I have a scene set up from C4D, the materials are not imported from CD4, most of thema are PBR, some labels are applied (golden lines)
When render out a Clown pass every geometry of the scene is colored in the same color.
Do you have idea how to get around this?

First i thought that all objects are treated as one type, because the scene from C4D is exported in a null group, but even when i remove them from the group the objects are still one color in Clown pass.


richardfunnell

The clown pass output is driven by linked/un-linked materials, not discrete geometry. If your scene shares a linked material across multiple parts, then they will show up as the same color in the clown pass. Un-linking materials should give you more individual colors in the clown pass.

djnoone

Some of them are, most of them are not linked.
The cubes are one material.
The forward "Mountain" is another, the background "mountains" are another unlinked and changed material.
The ground is separate material.
Nonetheless everything renders in red in "clown".

andy.engelkemier

I get this Fairly often. It's Very annoying. Two different materials, with the same color often end up being the same color. It's a completely different material, but the clown mask is useless.
I haven't found a good solution. But an idea I just thought of to cheat would be to add a completely transparent label on each model you want to be different. You can include labels in clown masks. I don't think it takes transparency into consideration. So you could put bright green, bright red, etc and since they are so different, they Should choose a different color in the clown mask......maybe. Just an idea to fool keyshot into doing what you want it to do instead of doing the automatic things that only work sometimes.

DMerz III

Two options that have worked for me in the past;

Process One - more control - more effort;
It is a bit of a PITA to setup -  duplicate the modelset - unlink all the materials - make them all FLAT shaders, open up the color library and just drag and drop a bunch of different colors.
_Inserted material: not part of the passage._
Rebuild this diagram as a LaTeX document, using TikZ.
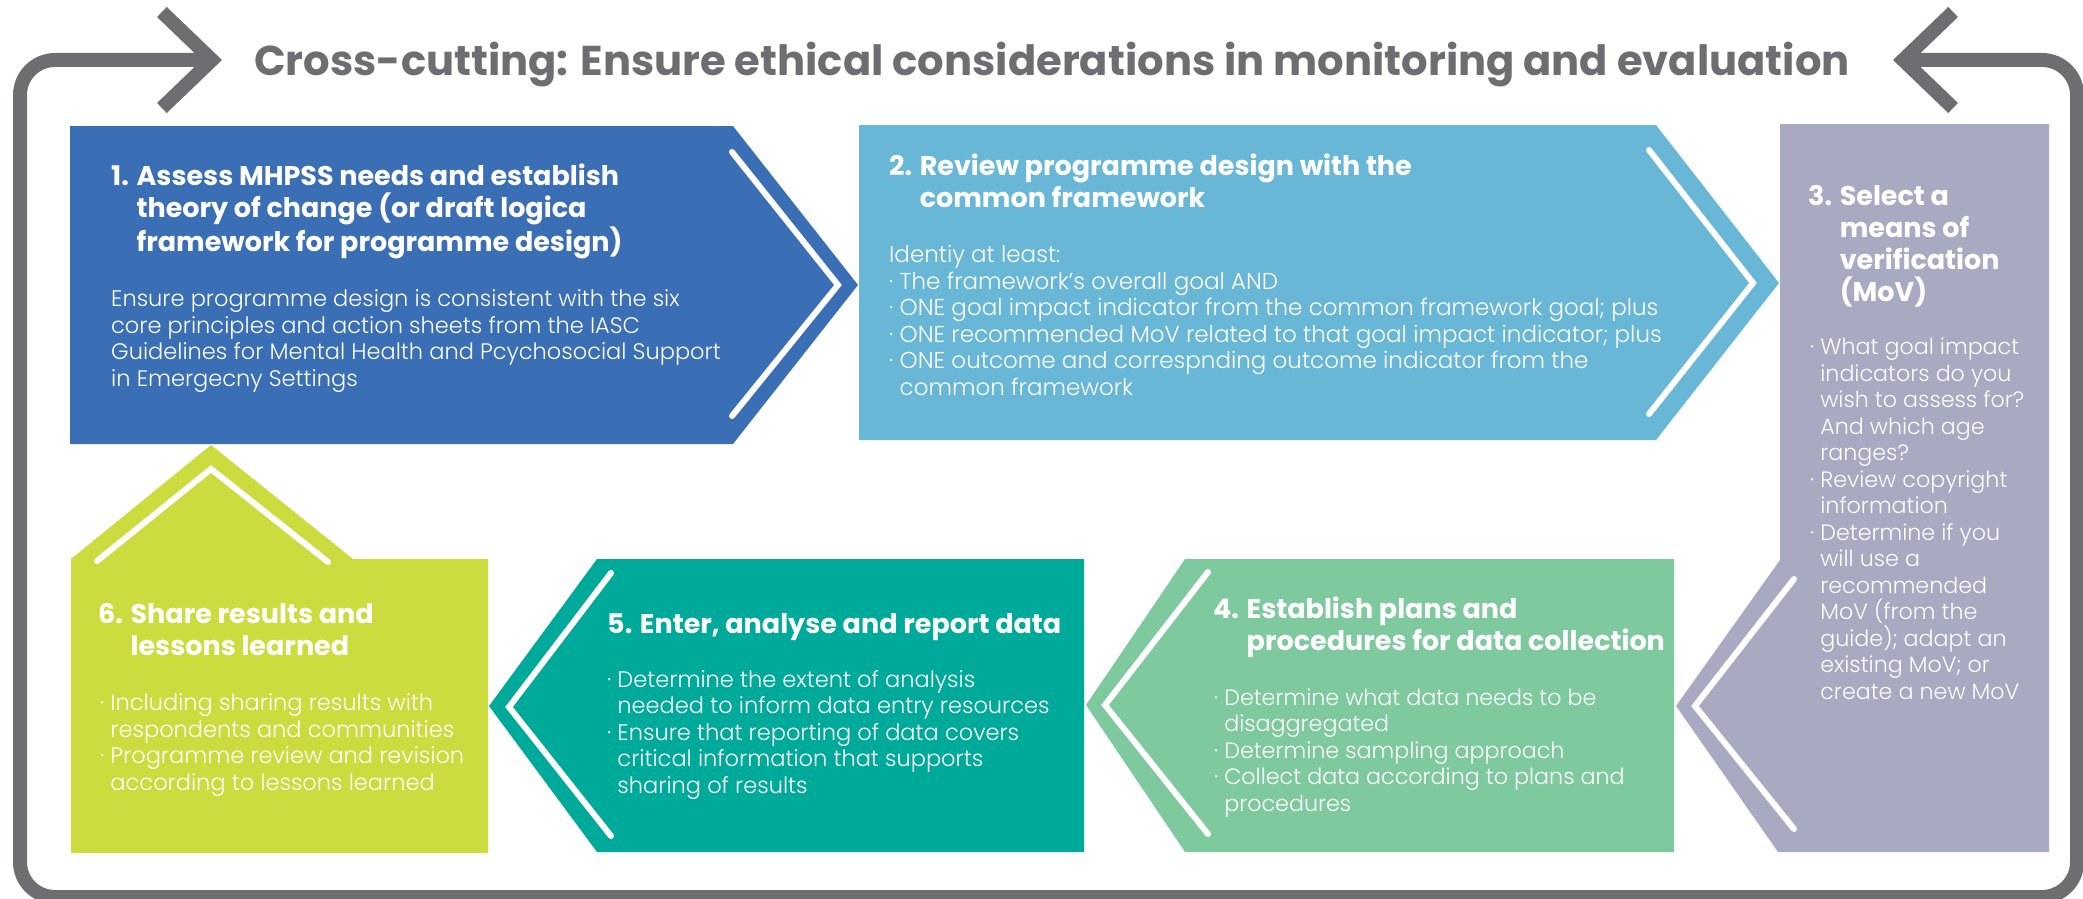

Less ideal if you have a bunch of geometry to work through, but when the clown pass fails and you 'gotta' have it, we do it, render as a separate pass low samples - should go pretty fast.

Option 2 - less 'control'
Render with a 'diffuse' pass - a lot of the times, this works just as well as a clown just inheirting the diffuse color of an object. Sometimes when paired with a clown - I can find enough 'overlapping differences'. Won't work as well if you're dealing with a lot of transparent materials as those don't have a diffuse color.